At the same time, the life of this celebrated artist and teacher of Kala Bhavan, who shunned the limelight and lost his sight at the peak of his career, unfolds before ones eyes as one takes in the innumerable photographs, blow-ups and text displayed with much forethought in this exhibition.
According to Rajeev Lochan, director, NGMA, the exhibition will travel to Mumbai and then to Calcutta. It gives one a good idea of the stark vision of this sightless artist born in Behala in February 1904, who made a great impact on modern Indian art and was conferred the Deshikottama by Visva-Bharati in 1977 but whose works are rarely seen.
Nature is a constant presence in the works of this artist for whom details mattered as much as the sweeping views of the Birbhum landscape. That nature is not just the backdrop of his paintings but is the prime mover of the world that Benodebehari created becomes evident as one views this exhibition with about 300 works on display.

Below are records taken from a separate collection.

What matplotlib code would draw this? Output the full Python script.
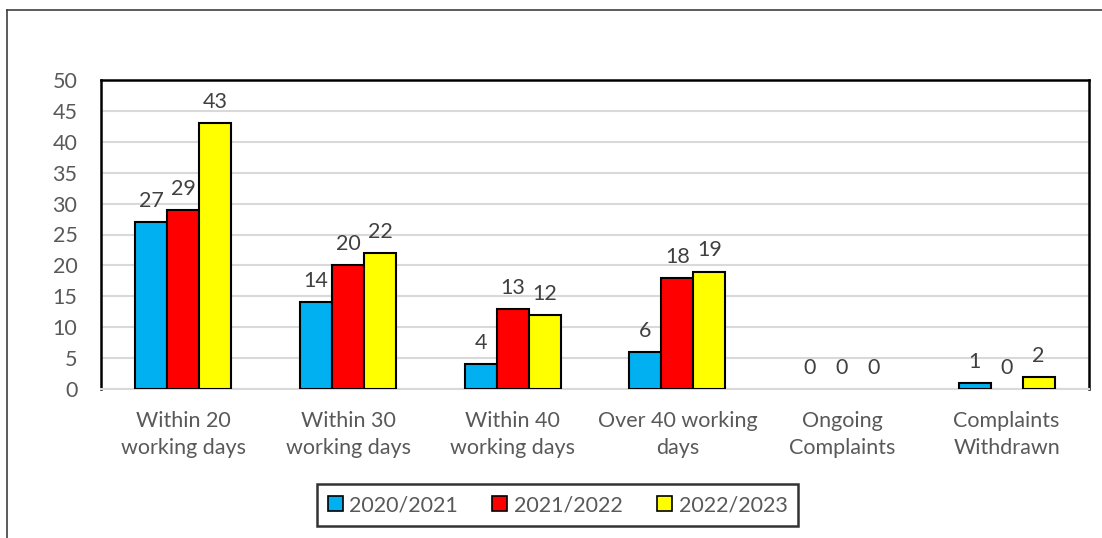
import numpy as np
import matplotlib.pyplot as plt
from matplotlib.lines import Line2D

# complaint response times by year
categories = ["Within 20\nworking days", "Within 30\nworking days", "Within 40\nworking days",
              "Over 40 working\ndays", "Ongoing\nComplaints", "Complaints\nWithdrawn"]
years = ["2020/2021", "2021/2022", "2022/2023"]
v_2020 = [27, 14, 4, 6, 0, 1]
v_2021 = [29, 20, 13, 18, 0, 0]
v_2022 = [43, 22, 12, 19, 0, 2]
colors = ["#00B0F0", "#FF0000", "#FFFF00"]

plt.rcParams['font.family'] = ['Lato', 'DejaVu Sans']
fs = 15.5

fig = plt.figure(figsize=(11.02, 5.38), dpi=100)
ax = fig.add_axes([101 / 1102, 1 - 389 / 538, (1089 - 101) / 1102, (389 - 80) / 538])

x = np.arange(len(categories))
w = 0.194
for i, (vals, c, lab) in enumerate(zip([v_2020, v_2021, v_2022], colors, years)):
    bars = ax.bar(x + (i - 1) * w, vals, w, color=c, edgecolor="black", linewidth=1.5,
                  label=lab, zorder=3)
    for b, v in zip(bars, vals):
        if v == 0:
            b.set_visible(False)  # empty bars leave no outline
        ax.annotate(str(v), (b.get_x() + b.get_width() / 2, v), xytext=(0, 8),
                    textcoords="offset points", ha="center", va="bottom",
                    fontsize=fs, color="#404040")

ax.set_xlim(-0.5, len(categories) - 0.5)
ax.set_ylim(0, 50)
ax.set_yticks(range(0, 51, 5))
ax.set_xticks(x)
ax.set_xticklabels(categories, linespacing=1.45)
ax.tick_params(axis="both", length=0, labelsize=fs, labelcolor="#595959")
ax.tick_params(axis="y", pad=17)
ax.tick_params(axis="x", pad=16)
ax.yaxis.grid(True, color="#D9D9D9", linewidth=1.5, zorder=0)
ax.set_axisbelow(True)
for s in ["top", "left", "right"]:
    ax.spines[s].set_linewidth(1.8)
    ax.spines[s].set_color("black")
ax.spines["bottom"].set_color("#D9D9D9")
ax.spines["bottom"].set_linewidth(1.5)

leg = fig.legend(loc="center", bbox_to_anchor=(557.5 / 1102, 1 - 505 / 538), ncol=3,
                 fontsize=fs, frameon=True, fancybox=False, edgecolor="black",
                 handlelength=0.7, handleheight=0.7, handletextpad=0.3,
                 columnspacing=1.6, borderpad=0.5, labelcolor="#595959")
leg.get_frame().set_linewidth(1.8)
for h in leg.legend_handles:
    h.set_visible(True)
    h.set_linewidth(1.2)

# outer frame lines
fig.add_artist(Line2D([7 / 1102, 1.0], [1 - 10 / 538, 1 - 10 / 538], color="#404040", linewidth=1.2))
fig.add_artist(Line2D([7 / 1102, 7 / 1102], [0, 1 - 10 / 538], color="#404040", linewidth=1.2))

fig.savefig("out.png", dpi=100)
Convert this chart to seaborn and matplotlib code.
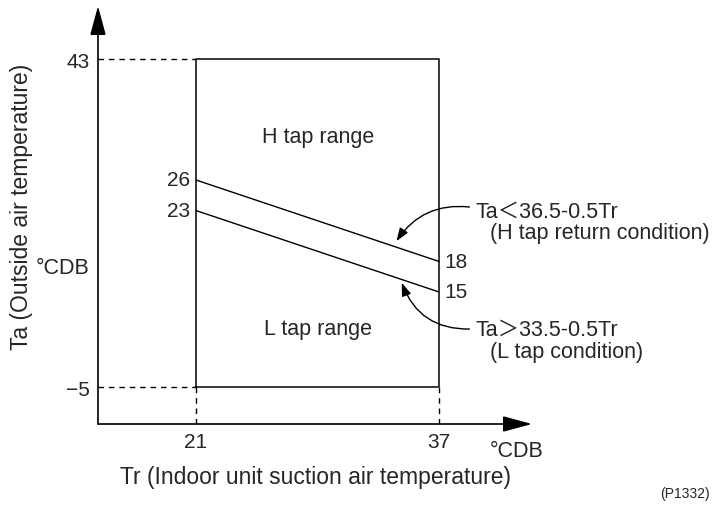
import numpy as np
import pandas as pd
import matplotlib
matplotlib.use("Agg")
import matplotlib.pyplot as plt
import seaborn as sns

# Operating envelope (°CDB)
tr_range = [21, 37]          # indoor suction air temperature limits
ta_range = [-5, 43]          # outside air temperature limits
h_return = [26, 18]          # Ta = 36.5 - 0.5 Tr  (H tap return)
l_cond = [23, 15]            # Ta = 33.5 - 0.5 Tr  (L tap)

sns.set_style("white")
plt.rcParams["font.family"] = ["Liberation Sans", "Noto Sans CJK JP", "DejaVu Sans"]

W, H = 713, 506
fig = plt.figure(figsize=(W / 100, H / 100), dpi=100)
ax = fig.add_axes([98 / W, (H - 425) / H, (532 - 98) / W, (425 - 7) / H])


def fpos(x, y):
    return x / W, 1 - y / H


# schematic (non-uniform) temperature axis: piecewise linear between key values
_kv = np.array([-60.0, -5, 15, 26, 43, 100])
_kh = np.array([37 - 55 * 4.75, 37, 132, 244, 365, 365 + 57 * (121 / 17)])


def fwd(v):
    return np.interp(v, _kv, _kh)


def inv(h):
    return np.interp(h, _kh, _kv)


ax.set_yscale("function", functions=(fwd, inv))
x0, x1 = 21 - 98 / (243 / 16), 37 + 93 / (243 / 16)
y0, y1 = float(inv(0.0)), float(inv(418.0))
ax.set_xlim(x0, x1)
ax.set_ylim(y0, y1)

# switching lines
df = pd.DataFrame({
    "Tr": tr_range * 2,
    "Ta": h_return + l_cond,
    "line": ["H return"] * 2 + ["L"] * 2,
})
sns.lineplot(data=df, x="Tr", y="Ta", units="line", estimator=None,
             color="black", lw=1.0, legend=False, ax=ax)

# envelope box
bx = [tr_range[0], tr_range[1], tr_range[1], tr_range[0], tr_range[0]]
by = [ta_range[0], ta_range[0], ta_range[1], ta_range[1], ta_range[0]]
ax.plot(bx, by, color="black", lw=1.1)

# dashed guides to the axes
dash = dict(color="black", lw=1.0, linestyle=(0, (4, 3.5)))
for ta in ta_range:
    ax.plot([x0, tr_range[0]], [ta, ta], **dash)
for tr in tr_range:
    ax.plot([tr, tr], [y0, ta_range[0]], **dash)

# axes with arrow heads
for sp in ax.spines.values():
    sp.set_visible(False)
arrow = dict(arrowstyle="-|>,head_length=1.0,head_width=0.27", color="black",
             lw=1.2, shrinkA=0, shrinkB=0, mutation_scale=18)
ax.annotate("", xy=(1, 0), xytext=(0, 0), xycoords="axes fraction",
            arrowprops=arrow)
ax.annotate("", xy=(0, 1), xytext=(0, 0), xycoords="axes fraction",
            arrowprops=arrow)

fs = 15.5
fn = 15
ft = 16.5
ax.set_xticks(tr_range)
ax.set_yticks(ta_range)
ax.set_xticklabels([str(v) for v in tr_range])
ax.set_yticklabels(["\u2212" + str(-v) if v < 0 else str(v) for v in ta_range])
ax.tick_params(length=0, labelsize=fn)
ax.tick_params(axis="y", pad=6)
ax.tick_params(axis="x", pad=6)
ax.set_xlabel("")
ax.set_ylabel("")

# end-point values of the switching lines
for v in (h_return[0], l_cond[0]):
    ax.annotate(str(v), xy=(tr_range[0], v), xytext=(-4, 0),
                textcoords="offset points", ha="right", va="center", fontsize=fn)
for v in (h_return[1], l_cond[1]):
    ax.annotate(str(v), xy=(tr_range[1], v), xytext=(4, 0),
                textcoords="offset points", ha="left", va="center", fontsize=fn)

# region names
fig.text(*fpos(318, 137), "H tap range", ha="center", va="center", fontsize=fs)
fig.text(*fpos(318, 330), "L tap range", ha="center", va="center", fontsize=fs)

# conditions with curved pointers
cur = dict(arrowstyle="-|>,head_length=0.6,head_width=0.22", color="black",
           lw=1.0, shrinkA=0, shrinkB=0, mutation_scale=13)
ax.annotate("", xy=(34.2, 20.0), xytext=(39.0, 23.35),
            arrowprops=dict(connectionstyle="arc3,rad=0.3", **cur))
ax.annotate("", xy=(34.55, 15.9), xytext=(39.0, 7.2),
            arrowprops=dict(connectionstyle="arc3,rad=-0.35", **cur))
fig.text(*fpos(476, 212), "Ta\uff1c36.5-0.5Tr", ha="left", va="center", fontsize=fs)
fig.text(*fpos(490, 234), "(H tap return condition)", ha="left", va="center", fontsize=fs)
fig.text(*fpos(476, 330), "Ta\uff1e33.5-0.5Tr", ha="left", va="center", fontsize=fs)
fig.text(*fpos(490, 353), "(L tap condition)", ha="left", va="center", fontsize=fs)

# axis titles and units
fig.text(*fpos(22, 207), "Ta (Outside air temperature)", rotation=90,
         ha="center", va="center", fontsize=ft)
fig.text(*fpos(36, 268), "\u00b0CDB", ha="left", va="center", fontsize=fs)
fig.text(*fpos(315, 478), "Tr (Indoor unit suction air temperature)",
         ha="center", va="center", fontsize=ft)
fig.text(*fpos(490, 452), "\u00b0CDB", ha="left", va="center", fontsize=fs)
fig.text(*fpos(710, 494), "(P1332)", ha="right", va="center", fontsize=10)

fig.savefig("out.png", dpi=100, facecolor="white")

Gulammohammed Sheikh, an artist who teaches in Vadodara, and R. Shiva Kumar, a Santiniketan-based art historian, jointly curated this centenary retrospective exhibition which opened on December 30 and will continue till February 11. The five publications on Benodebehari, released on the occasion, are the fruits of their ceaseless labour.
To begin with, there is the catalogue, a lavishly illustrated 370-page tome with longish pieces by the two curators, an essay by K.G. Subramanyan, one of Benodebeharis pupils, and extracts from the masters writings. The others are on Benodebeharis flower paintings by Nilima Sheikh, a general book on the artist for the layperson, a fourth on Benodebeharis murals in Hindi Bhavan on the Visva-Bharati campus, and a fifth by Shiva Kumar on the scroll painting Khoai. These publications were financed in the main by Vadhera art gallery.
The exhibition takes one on a journey of various phases of Benodebeharis career. There are the etchings and woodcuts where the interplay of shadow and light conjures up the herds of pigs, the hills of Mussourie and Nepal, the date palm trees, desolate and sombre like the reclusive artist himself, and self-portraits, in which he recreates himself as a hermit wearing owlish glasses, gazing intensely at the viewer; slouching in an armchair; clowning with a frog that he had caught; enjoying a drink with friends — usually litterateurs — or stooping over his work in the loneliness of his studio.
His travels in Japan, Nepal, Rajasthan and their influence on his work are carefully charted out here. There is a section on Benodebeharis textile designs and the wood blocks he designed to make prints.
Benodebeharis murals in Santiniketan have faded with time and neglect. Three rooms are devoted to his murals presented through photographic displays in actual size.
Most fascinating are his works done after he went blind. The bright paper cutouts, calligraphic works and sculptures are all here. They illuminate Benodebeharis inner world.